Toutefois, elle n’a pas renoncé un instant à sa passion pour la radio. En quittant Alexandrie, elle a demandé une lettre de recommandation à son ancien mentor Hafez Abdel-Wahab, pour l’introduire à la Radio du Caire. « La lettre qu’il a adressée à Mohamad Mahmoud Chaaban — dit Papa Charo— ne renfermait qu’une seule phrase: Je t’offre une belle voix cultivée », se souvient-elle. Le directeur de la radio a accepté qu’elle anime avec lui son programme hebdomadaire Amaken Laha Tarikh (des lieux ayant une histoire), puis il lui a offert un jour la chance de sa vie, à savoir l’émission quotidienne Qala Al-Faylassouf (le philosophe a dit). Une émission qui lui a valu un grand succès depuis plus de 40 ans.

Le style est donc lancé, et le public s’ac­croche d’abord à sa voix, ensuite se familia­rise avec son physique reposant, lorsqu’elle a commencé à jouer dans les séries télévisées dans les années 1970. Car elle s’est vite fait remarquer à travers les feuilletons Sayédati Anéssati (mes dames et mes demoiselles) et Afwah wa Araneb (bouches et lapins) puis, dans les années 1980, dans Hikayate Howa wa Hiya (lui et elle) ou Mohamad, ya Rassoul Allah (Mohamad, prophète et messager d’Al­lah). Ses débuts au cinéma étaient plutôt tar­difs, il fallait attendre les années 1990 pour qu’elle décroche un rôle dans Eedam Qadi (exécution d’un juge) et Awlad Dorgham (les fils de Dorgham). Puis, on a pu la voir dans des dizaines d’oeuvres, toutes d’un certain niveau.

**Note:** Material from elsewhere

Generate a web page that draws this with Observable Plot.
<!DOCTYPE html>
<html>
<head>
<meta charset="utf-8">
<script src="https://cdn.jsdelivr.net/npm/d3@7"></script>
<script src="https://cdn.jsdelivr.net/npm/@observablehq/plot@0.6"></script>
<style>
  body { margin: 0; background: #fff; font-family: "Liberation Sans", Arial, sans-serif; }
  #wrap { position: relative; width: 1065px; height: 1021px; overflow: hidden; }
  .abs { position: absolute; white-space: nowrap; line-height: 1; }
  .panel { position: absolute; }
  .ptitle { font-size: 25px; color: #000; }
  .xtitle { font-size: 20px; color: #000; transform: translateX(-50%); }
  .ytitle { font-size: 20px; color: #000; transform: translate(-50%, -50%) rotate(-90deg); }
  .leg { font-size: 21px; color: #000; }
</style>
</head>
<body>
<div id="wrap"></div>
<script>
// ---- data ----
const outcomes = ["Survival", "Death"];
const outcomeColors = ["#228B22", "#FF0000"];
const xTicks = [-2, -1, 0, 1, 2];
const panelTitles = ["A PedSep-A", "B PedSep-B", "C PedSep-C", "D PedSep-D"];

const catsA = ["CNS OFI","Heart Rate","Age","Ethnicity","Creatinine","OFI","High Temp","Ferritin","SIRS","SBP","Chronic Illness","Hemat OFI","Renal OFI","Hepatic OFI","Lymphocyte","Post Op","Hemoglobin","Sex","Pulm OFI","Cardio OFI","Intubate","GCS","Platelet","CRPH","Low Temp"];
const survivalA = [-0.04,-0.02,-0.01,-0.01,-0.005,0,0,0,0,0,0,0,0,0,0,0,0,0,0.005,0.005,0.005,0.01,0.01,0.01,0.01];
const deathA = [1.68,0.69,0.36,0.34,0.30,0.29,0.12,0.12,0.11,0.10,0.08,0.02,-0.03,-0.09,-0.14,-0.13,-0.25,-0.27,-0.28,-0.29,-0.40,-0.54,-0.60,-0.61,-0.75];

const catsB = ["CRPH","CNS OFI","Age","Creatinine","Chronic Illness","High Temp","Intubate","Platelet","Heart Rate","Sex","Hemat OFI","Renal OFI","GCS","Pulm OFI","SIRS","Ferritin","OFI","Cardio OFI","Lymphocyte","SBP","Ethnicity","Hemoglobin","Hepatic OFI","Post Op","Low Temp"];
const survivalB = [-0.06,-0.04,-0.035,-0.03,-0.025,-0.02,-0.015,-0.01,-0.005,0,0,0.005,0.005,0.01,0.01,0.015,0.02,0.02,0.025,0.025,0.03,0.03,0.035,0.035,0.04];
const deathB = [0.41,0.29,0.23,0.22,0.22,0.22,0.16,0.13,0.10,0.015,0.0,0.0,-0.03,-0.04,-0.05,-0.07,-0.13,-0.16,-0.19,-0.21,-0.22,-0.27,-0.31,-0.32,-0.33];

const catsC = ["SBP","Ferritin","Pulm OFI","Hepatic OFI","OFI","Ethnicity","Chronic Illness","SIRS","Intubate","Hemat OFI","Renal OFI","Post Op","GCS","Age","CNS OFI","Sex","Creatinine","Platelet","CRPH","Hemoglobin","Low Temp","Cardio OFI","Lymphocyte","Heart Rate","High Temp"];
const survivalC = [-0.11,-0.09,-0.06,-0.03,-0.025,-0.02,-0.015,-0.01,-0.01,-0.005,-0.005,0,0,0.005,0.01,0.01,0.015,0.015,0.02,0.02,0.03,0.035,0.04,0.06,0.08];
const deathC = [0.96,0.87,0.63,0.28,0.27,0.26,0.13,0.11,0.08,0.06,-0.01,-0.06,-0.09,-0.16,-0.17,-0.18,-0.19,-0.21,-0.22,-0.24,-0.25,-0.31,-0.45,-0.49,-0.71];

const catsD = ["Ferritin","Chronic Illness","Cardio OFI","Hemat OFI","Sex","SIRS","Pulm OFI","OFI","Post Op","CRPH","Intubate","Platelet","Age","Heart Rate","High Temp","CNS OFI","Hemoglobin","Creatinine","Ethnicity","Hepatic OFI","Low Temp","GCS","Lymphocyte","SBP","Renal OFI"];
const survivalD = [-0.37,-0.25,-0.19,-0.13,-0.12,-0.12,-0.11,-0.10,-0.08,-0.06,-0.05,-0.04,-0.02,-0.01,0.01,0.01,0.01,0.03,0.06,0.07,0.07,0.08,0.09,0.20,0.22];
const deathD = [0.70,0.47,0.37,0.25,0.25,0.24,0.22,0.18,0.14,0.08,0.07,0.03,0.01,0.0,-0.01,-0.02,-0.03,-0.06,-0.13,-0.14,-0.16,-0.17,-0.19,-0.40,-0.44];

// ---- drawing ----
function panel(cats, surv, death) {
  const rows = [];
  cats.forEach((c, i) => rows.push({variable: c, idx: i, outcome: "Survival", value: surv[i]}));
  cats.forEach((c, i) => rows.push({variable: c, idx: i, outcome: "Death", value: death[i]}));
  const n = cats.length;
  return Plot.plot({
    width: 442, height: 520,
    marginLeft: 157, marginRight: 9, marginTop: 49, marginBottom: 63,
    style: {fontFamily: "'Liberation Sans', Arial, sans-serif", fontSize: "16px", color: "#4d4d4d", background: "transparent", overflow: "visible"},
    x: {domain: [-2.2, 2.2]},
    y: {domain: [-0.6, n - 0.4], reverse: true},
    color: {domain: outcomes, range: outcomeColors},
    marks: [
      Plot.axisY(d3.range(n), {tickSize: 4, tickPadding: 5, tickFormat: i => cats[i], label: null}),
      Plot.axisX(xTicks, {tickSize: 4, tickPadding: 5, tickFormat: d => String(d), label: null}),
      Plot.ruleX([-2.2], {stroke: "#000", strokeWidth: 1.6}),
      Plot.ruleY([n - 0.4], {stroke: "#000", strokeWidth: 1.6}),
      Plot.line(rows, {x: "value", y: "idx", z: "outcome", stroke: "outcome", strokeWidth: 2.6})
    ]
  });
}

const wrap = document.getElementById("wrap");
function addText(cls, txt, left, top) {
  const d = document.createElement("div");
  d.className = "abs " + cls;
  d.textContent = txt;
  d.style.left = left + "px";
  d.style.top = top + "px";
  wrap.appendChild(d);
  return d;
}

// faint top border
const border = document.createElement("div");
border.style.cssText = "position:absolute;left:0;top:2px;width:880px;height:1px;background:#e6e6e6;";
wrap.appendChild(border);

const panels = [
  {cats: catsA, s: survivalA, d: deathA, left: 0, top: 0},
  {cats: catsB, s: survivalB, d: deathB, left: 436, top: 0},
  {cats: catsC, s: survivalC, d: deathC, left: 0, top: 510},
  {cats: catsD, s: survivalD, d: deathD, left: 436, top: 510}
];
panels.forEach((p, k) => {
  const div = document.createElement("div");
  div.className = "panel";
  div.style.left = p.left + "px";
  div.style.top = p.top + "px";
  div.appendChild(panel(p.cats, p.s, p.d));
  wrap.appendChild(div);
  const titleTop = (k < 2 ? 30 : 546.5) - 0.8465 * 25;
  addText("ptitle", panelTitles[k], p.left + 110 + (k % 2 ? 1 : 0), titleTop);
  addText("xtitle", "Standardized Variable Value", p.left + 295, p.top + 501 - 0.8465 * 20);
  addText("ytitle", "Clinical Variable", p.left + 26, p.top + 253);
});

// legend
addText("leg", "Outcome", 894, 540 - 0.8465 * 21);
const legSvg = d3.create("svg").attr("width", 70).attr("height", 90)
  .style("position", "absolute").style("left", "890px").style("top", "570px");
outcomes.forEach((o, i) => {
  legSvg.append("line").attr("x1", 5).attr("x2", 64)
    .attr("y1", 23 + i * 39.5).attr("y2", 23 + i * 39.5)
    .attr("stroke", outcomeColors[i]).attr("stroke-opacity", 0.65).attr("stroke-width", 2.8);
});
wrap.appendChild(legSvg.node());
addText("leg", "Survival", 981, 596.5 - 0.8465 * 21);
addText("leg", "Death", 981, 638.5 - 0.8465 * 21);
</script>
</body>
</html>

Exigeante, elle ne se fige pas dans un rôle, mais bourlingue. Elle tient la barre très haut, toujours fidèle à ses propres convictions. Pour tous ceux qui la connaissent, Samira Abdel-Aziz n’en fait qu’à sa tête. Elle se vante de ne suivre que ce qui lui plaît, sinon c’est le refus total et décisif. Au fur et à mesure, elle fut surnommée la « mère des Grands », car elle a incarné sur écran la mère de quelque 10 grands noms de l’Histoire dans de différents domaines, dont Moïse, Al-Imam Al-Chaféï, Al-Imam Ibn Hanbal, Al-Imam Al-Termozi, Al-Imam Al-Maraghi, le cheikh Mohamad Metwalli Al-Chaarawi et les légendes de la musique arabe: Sayed Darwich, Oum Kalsoum et Mohamad Abdel-Wahab. « C’est pourquoi j’ai refusé de jouer la mère d’un baltagui (truand) incarné par le comédien Mohamad Ramadan, dans son feuilleton Ibn Halal. De quoi avoir suscité une vague de critiques et soulevé la colère des fans de Ramadan, mais moi je suis convaincue que j’ai le droit de refuser de jouer dans un contexte pareil », explique fermement la comédienne.

Après une expérience de mariage vouée à l’échec, pen­dant ses années d’études uni­versitaires, elle a trouvé sa consolation en la présence de sa fille unique Manar, puis ce fut le paradis émotionnel, une dizaine d’années plus tard, en 1983, en rencontrant l’homme de sa vie, Mahfouz Abdel-Rahman. Cela s’est passé lorsqu’elle participait à une pièce de théâtre, écrite par ce dernier, laquelle fut présentée en Tunisie. Là-bas, le couple décide de se marier, avant même de rentrer au Caire.

Leur mariage a duré 34 ans, pendant les­quels ce couple a fondé un foyer des plus stables, sans grandes vagues, jusqu’à la mort de Mahfouz en 2017. Chacun d’entre eux s’est contenté de la fille qu’il a eue de son premier mariage, et tous les deux ont réussi à mener « une vie familiale simple, tout à fait loin de l’extravagance des artistes qui aiment souvent vivre entre eux ».

A chaque minute de la conversation, on découvre une femme riche par sa culture, par ses histoires et son côté humain. Elle se pré­pare à de nouveaux feuilletons, tout en s’ar­rangeant pour mener à bien son parcours de sénatrice.

Samira Abdel-Aziz est plus que jamais une artiste entière. A son âge, elle ne cesse de rêver d’interpréter de nouveaux rôles et de servir la communauté, faisant preuve de constance, de sérénité et d’autosatisfaction l

Jalons

1945 : Naissance à Alexandrie.

1968 : Gamal Abdel-Nasser lui accorde le grand prix du théâtre universitaire.

1970 : Arrivée au Caire.

1974 : Début de l’émission radio Qala Al-Faylassouf (le philosophe a dit).

1983 : Mariage avec le scénariste et dramaturge Mahfouz Abdel-Rahman.

2020 : Participation à la pièce de théâtre Khébetna (notre désenchantement).